* **MATERIAL**
┄┄┄┄┄┄┄┄┄┄

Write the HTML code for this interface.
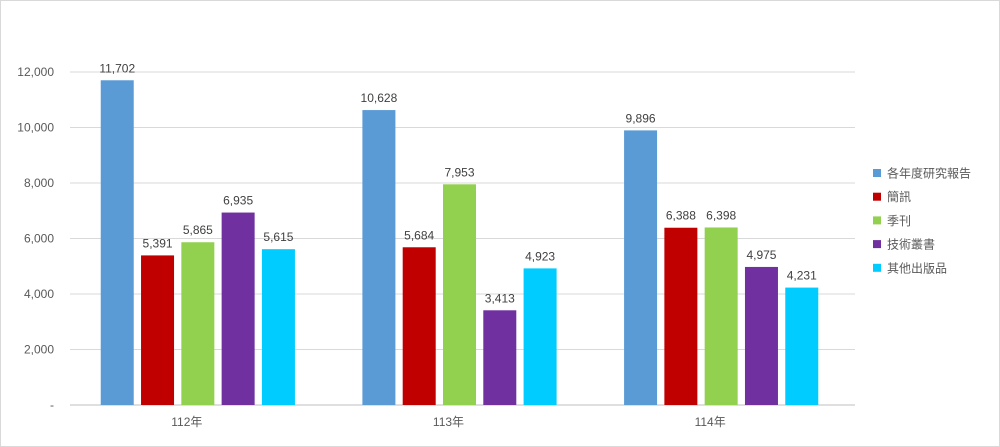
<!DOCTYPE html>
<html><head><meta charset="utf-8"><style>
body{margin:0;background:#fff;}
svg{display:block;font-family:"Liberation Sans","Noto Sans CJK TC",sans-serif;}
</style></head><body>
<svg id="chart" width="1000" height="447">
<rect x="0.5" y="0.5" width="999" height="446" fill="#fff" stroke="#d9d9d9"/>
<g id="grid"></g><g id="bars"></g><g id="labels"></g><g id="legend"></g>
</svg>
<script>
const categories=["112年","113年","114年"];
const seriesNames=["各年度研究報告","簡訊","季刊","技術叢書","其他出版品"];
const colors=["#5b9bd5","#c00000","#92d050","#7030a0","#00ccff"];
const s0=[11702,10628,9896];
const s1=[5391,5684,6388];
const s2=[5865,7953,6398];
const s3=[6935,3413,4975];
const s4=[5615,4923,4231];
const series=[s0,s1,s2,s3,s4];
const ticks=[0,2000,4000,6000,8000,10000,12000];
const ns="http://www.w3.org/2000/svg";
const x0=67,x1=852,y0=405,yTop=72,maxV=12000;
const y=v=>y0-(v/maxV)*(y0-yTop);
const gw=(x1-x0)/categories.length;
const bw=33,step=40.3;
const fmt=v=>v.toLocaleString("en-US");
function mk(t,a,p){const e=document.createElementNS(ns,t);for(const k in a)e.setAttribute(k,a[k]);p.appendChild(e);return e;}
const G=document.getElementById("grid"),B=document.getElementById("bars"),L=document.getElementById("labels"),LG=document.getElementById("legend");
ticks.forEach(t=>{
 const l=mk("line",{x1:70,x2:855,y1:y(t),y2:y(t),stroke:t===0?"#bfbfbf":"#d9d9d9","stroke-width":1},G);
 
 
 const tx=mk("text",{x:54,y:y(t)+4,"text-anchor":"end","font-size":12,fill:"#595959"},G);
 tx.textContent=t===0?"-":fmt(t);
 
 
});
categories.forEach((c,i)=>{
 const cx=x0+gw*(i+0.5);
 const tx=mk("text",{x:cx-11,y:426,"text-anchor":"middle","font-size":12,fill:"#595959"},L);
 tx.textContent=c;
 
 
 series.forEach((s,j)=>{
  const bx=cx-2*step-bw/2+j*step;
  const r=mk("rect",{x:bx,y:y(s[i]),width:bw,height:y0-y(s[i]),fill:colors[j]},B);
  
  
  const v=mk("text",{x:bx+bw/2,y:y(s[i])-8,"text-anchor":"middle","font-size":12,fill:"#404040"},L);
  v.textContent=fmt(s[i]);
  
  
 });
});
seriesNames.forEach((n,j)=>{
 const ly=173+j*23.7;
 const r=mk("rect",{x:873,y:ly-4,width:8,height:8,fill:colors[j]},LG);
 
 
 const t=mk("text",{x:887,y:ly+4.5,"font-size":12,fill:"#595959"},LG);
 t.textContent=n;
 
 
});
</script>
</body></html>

┄┄┄┄┄┄┄┄┄┄

* **WORK TO COMPLETE**
Omit the pictures, then quote the rest of the material above exactly.

* **ANSWER TO THE PROBLEM**
Write the HTML code for this interface.
<!DOCTYPE html>
<html><head><meta charset="utf-8"><style>
body{margin:0;background:#fff;}
svg{display:block;font-family:"Liberation Sans","Noto Sans CJK TC",sans-serif;}
</style></head><body>
<svg id="chart" width="1000" height="447">
<rect x="0.5" y="0.5" width="999" height="446" fill="#fff" stroke="#d9d9d9"/>
<g id="grid"></g><g id="bars"></g><g id="labels"></g><g id="legend"></g>
</svg>
<script>
const categories=["112年","113年","114年"];
const seriesNames=["各年度研究報告","簡訊","季刊","技術叢書","其他出版品"];
const colors=["#5b9bd5","#c00000","#92d050","#7030a0","#00ccff"];
const s0=[11702,10628,9896];
const s1=[5391,5684,6388];
const s2=[5865,7953,6398];
const s3=[6935,3413,4975];
const s4=[5615,4923,4231];
const series=[s0,s1,s2,s3,s4];
const ticks=[0,2000,4000,6000,8000,10000,12000];
const ns="http://www.w3.org/2000/svg";
const x0=67,x1=852,y0=405,yTop=72,maxV=12000;
const y=v=>y0-(v/maxV)*(y0-yTop);
const gw=(x1-x0)/categories.length;
const bw=33,step=40.3;
const fmt=v=>v.toLocaleString("en-US");
function mk(t,a,p){const e=document.createElementNS(ns,t);for(const k in a)e.setAttribute(k,a[k]);p.appendChild(e);return e;}
const G=document.getElementById("grid"),B=document.getElementById("bars"),L=document.getElementById("labels"),LG=document.getElementById("legend");
ticks.forEach(t=>{
 const l=mk("line",{x1:70,x2:855,y1:y(t),y2:y(t),stroke:t===0?"#bfbfbf":"#d9d9d9","stroke-width":1},G);
 
 
 const tx=mk("text",{x:54,y:y(t)+4,"text-anchor":"end","font-size":12,fill:"#595959"},G);
 tx.textContent=t===0?"-":fmt(t);
 
 
});
categories.forEach((c,i)=>{
 const cx=x0+gw*(i+0.5);
 const tx=mk("text",{x:cx-11,y:426,"text-anchor":"middle","font-size":12,fill:"#595959"},L);
 tx.textContent=c;
 
 
 series.forEach((s,j)=>{
  const bx=cx-2*step-bw/2+j*step;
  const r=mk("rect",{x:bx,y:y(s[i]),width:bw,height:y0-y(s[i]),fill:colors[j]},B);
  
  
  const v=mk("text",{x:bx+bw/2,y:y(s[i])-8,"text-anchor":"middle","font-size":12,fill:"#404040"},L);
  v.textContent=fmt(s[i]);
  
  
 });
});
seriesNames.forEach((n,j)=>{
 const ly=173+j*23.7;
 const r=mk("rect",{x:873,y:ly-4,width:8,height:8,fill:colors[j]},LG);
 
 
 const t=mk("text",{x:887,y:ly+4.5,"font-size":12,fill:"#595959"},LG);
 t.textContent=n;
 
 
});
</script>
</body></html>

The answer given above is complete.